Le ministre Bolduc critiqué

Le groupe de signataires s'en prend également personnellement au ministre de la Santé, Yves Bolduc, qu'il accuse de faire fi des valeurs véhiculées par le Code de déontologie des médecins en mettant «en danger la santé du public québécois et des populations d'outre-mer».

«On est obligé d'être contre l'amiante en raison de notre obligation professionnelle, note le Dr Turcotte. Et ce n'est pas parce qu'il (Yves Bolduc) est ministre qu'il n'a pas cette obligation-là. Nous estimons que notre honneur est compromis dans cette opération-là. La politique que défend notre gouvernement est obscurantiste et on (les médecins) se déshonorerait si on ne sortait pas sur la place publique.»

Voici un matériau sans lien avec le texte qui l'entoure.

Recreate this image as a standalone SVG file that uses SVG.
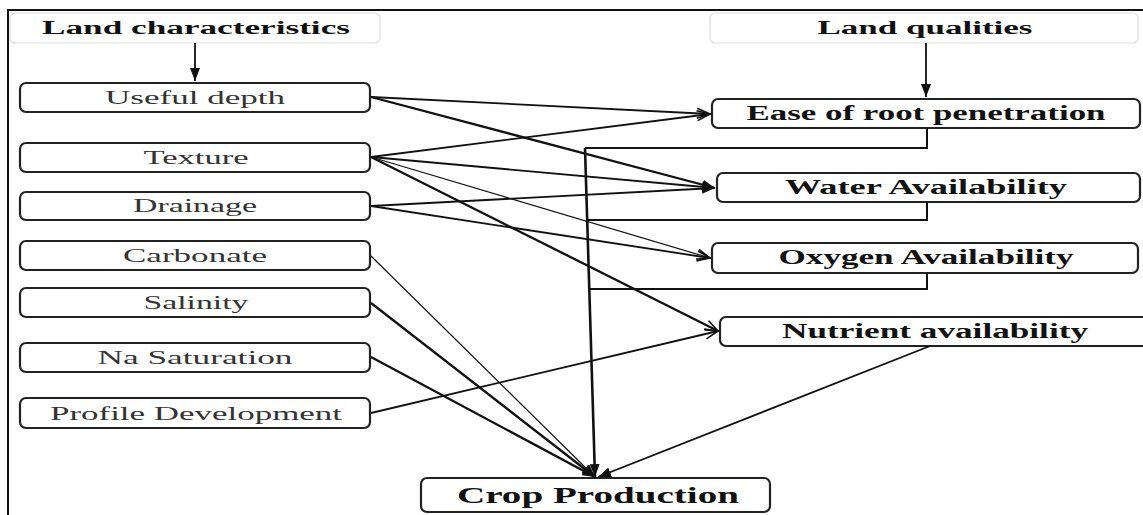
<svg xmlns="http://www.w3.org/2000/svg" width="1143" height="515" viewBox="0 0 1143 515">
<style>
.frame{fill:none;stroke:#111;stroke-width:2}
.hdr{fill:#fff;stroke:#ddd;stroke-width:1.2}
.box{fill:#fff;stroke:#222;stroke-width:2.2}
.ht{font-family:"Liberation Serif",serif;font-weight:bold;font-size:18px;fill:#111;text-anchor:middle}
.lt{font-family:"Liberation Serif",serif;font-size:19px;fill:#333;text-anchor:middle}
.rt{font-family:"Liberation Serif",serif;font-weight:bold;font-size:20px;fill:#111;text-anchor:middle}
.ct{font-family:"Liberation Serif",serif;font-weight:bold;font-size:23px;fill:#111;text-anchor:middle}
.c{fill:none;stroke:#111;stroke-width:1.8}
.th{stroke-width:2.3}
.tn{stroke-width:1.2}
.fb{fill:none;stroke:#111;stroke-width:2}
</style>
<defs>
<marker id="fill" markerUnits="userSpaceOnUse" markerWidth="14" markerHeight="10" refX="13" refY="5" orient="auto">
<path d="M0,0 L13,5 L0,10 z" fill="#111"/>
</marker>
<marker id="open" markerUnits="userSpaceOnUse" markerWidth="16" markerHeight="12" refX="14" refY="6" orient="auto">
<path d="M1,1 L14,6 L1,11" fill="none" stroke="#111" stroke-width="1.6"/>
</marker>
</defs>
<g id="frame">
<path class="frame" d="M8,515 L8,10 L1143,10"/>
</g>
<g id="hdr-land-characteristics">
<rect class="hdr" x="10" y="13" width="370" height="30" rx="5"/>
<text class="ht" x="196" y="34" textLength="308" lengthAdjust="spacingAndGlyphs">Land characteristics</text>
</g>
<g id="hdr-land-qualities">
<rect class="hdr" x="710" y="13" width="428" height="30" rx="5"/>
<text class="ht" x="925" y="34" textLength="215" lengthAdjust="spacingAndGlyphs">Land qualities</text>
</g>
<g id="n-useful-depth">
<rect class="box" x="20" y="83" width="350" height="29" rx="6"/>
<text class="lt" x="195" y="104" textLength="180" lengthAdjust="spacingAndGlyphs">Useful depth</text>
</g>
<g id="n-texture">
<rect class="box" x="20" y="143" width="350" height="29" rx="6"/>
<text class="lt" x="196" y="164" textLength="105" lengthAdjust="spacingAndGlyphs">Texture</text>
</g>
<g id="n-drainage">
<rect class="box" x="20" y="192" width="350" height="28" rx="6"/>
<text class="lt" x="195" y="212" textLength="124" lengthAdjust="spacingAndGlyphs">Drainage</text>
</g>
<g id="n-carbonate">
<rect class="box" x="20" y="241" width="350" height="29" rx="6"/>
<text class="lt" x="195" y="262" textLength="144" lengthAdjust="spacingAndGlyphs">Carbonate</text>
</g>
<g id="n-salinity">
<rect class="box" x="20" y="288" width="350" height="29" rx="6"/>
<text class="lt" x="196" y="309" textLength="105" lengthAdjust="spacingAndGlyphs">Salinity</text>
</g>
<g id="n-na-saturation">
<rect class="box" x="20" y="343" width="350" height="29" rx="6"/>
<text class="lt" x="195" y="364" textLength="195" lengthAdjust="spacingAndGlyphs">Na Saturation</text>
</g>
<g id="n-profile-development">
<rect class="box" x="20" y="398" width="350" height="30" rx="6"/>
<text class="lt" x="196" y="420" textLength="292" lengthAdjust="spacingAndGlyphs">Profile Development</text>
</g>
<g id="n-ease">
<rect class="box" x="712" y="99" width="428" height="29" rx="6"/>
<text class="rt" x="926" y="120" textLength="359" lengthAdjust="spacingAndGlyphs">Ease of root penetration</text>
</g>
<g id="n-water">
<rect class="box" x="717" y="173" width="423" height="29" rx="6"/>
<text class="rt" x="926" y="194" textLength="282" lengthAdjust="spacingAndGlyphs">Water Availability</text>
</g>
<g id="n-oxygen">
<rect class="box" x="712" y="243" width="426" height="30" rx="6"/>
<text class="rt" x="926" y="264" textLength="295" lengthAdjust="spacingAndGlyphs">Oxygen Availability</text>
</g>
<g id="n-nutrient">
<rect class="box" x="720" y="317" width="430" height="29" rx="6"/>
<text class="rt" x="935" y="338" textLength="306" lengthAdjust="spacingAndGlyphs">Nutrient availability</text>
</g>
<g id="n-crop">
<rect class="box" x="421" y="478" width="349" height="34" rx="6"/>
<text class="ct" x="598" y="503" textLength="282" lengthAdjust="spacingAndGlyphs">Crop Production</text>
</g>
<g id="connectors">
<path class="c" d="M195,43 L195,81" marker-end="url(#fill)"/>
<path class="c" d="M926,43 L926,97" marker-end="url(#fill)"/>
<path class="c" d="M371,97 L710,114" marker-end="url(#open)"/>
<path class="c th" d="M371,97 L715,188" marker-end="url(#fill)"/>
<path class="c" d="M371,157 L710,114" marker-end="url(#open)"/>
<path class="c" d="M371,157 L715,188" marker-end="url(#fill)"/>
<path class="c tn" d="M371,157 L710,258" marker-end="url(#open)"/>
<path class="c th" d="M371,157 L718,331" marker-end="url(#open)"/>
<path class="c" d="M371,206 L715,188" marker-end="url(#fill)"/>
<path class="c" d="M371,206 L710,258" marker-end="url(#open)"/>
<path class="c tn" d="M371,256 L595,477" marker-end="url(#fill)"/>
<path class="c th" d="M371,303 L595,477" marker-end="url(#fill)"/>
<path class="c th" d="M371,357 L595,477" marker-end="url(#fill)"/>
<path class="c" d="M371,413 L718,331" marker-end="url(#open)"/>
<path class="c" d="M930,346 L598,477" marker-end="url(#fill)"/>
<path class="fb" d="M927,128 L927,148 L585,148"/>
<path class="fb" d="M927,202 L927,220 L587,220"/>
<path class="fb" d="M927,273 L927,289 L589,289"/>
<path class="c" style="stroke-width:2.6" d="M585,148 L595,477" marker-end="url(#fill)"/>
</g>
</svg>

Avec d'autres collègues médecins, le Dr Turcotte s'est déjà adressé, en vain, au ministre Bolduc. Si les signataires de la lettre se tournent maintenant vers le Collège des médecins c'est qu'ils estiment que ce dernier possède la crédibilité nécessaire pour être entendu sur la place publique. «Il faut informer le public, affirme le Dr Turcotte. Après, ce sera le public qui aura de l'influence sur la décision du gouvernement.»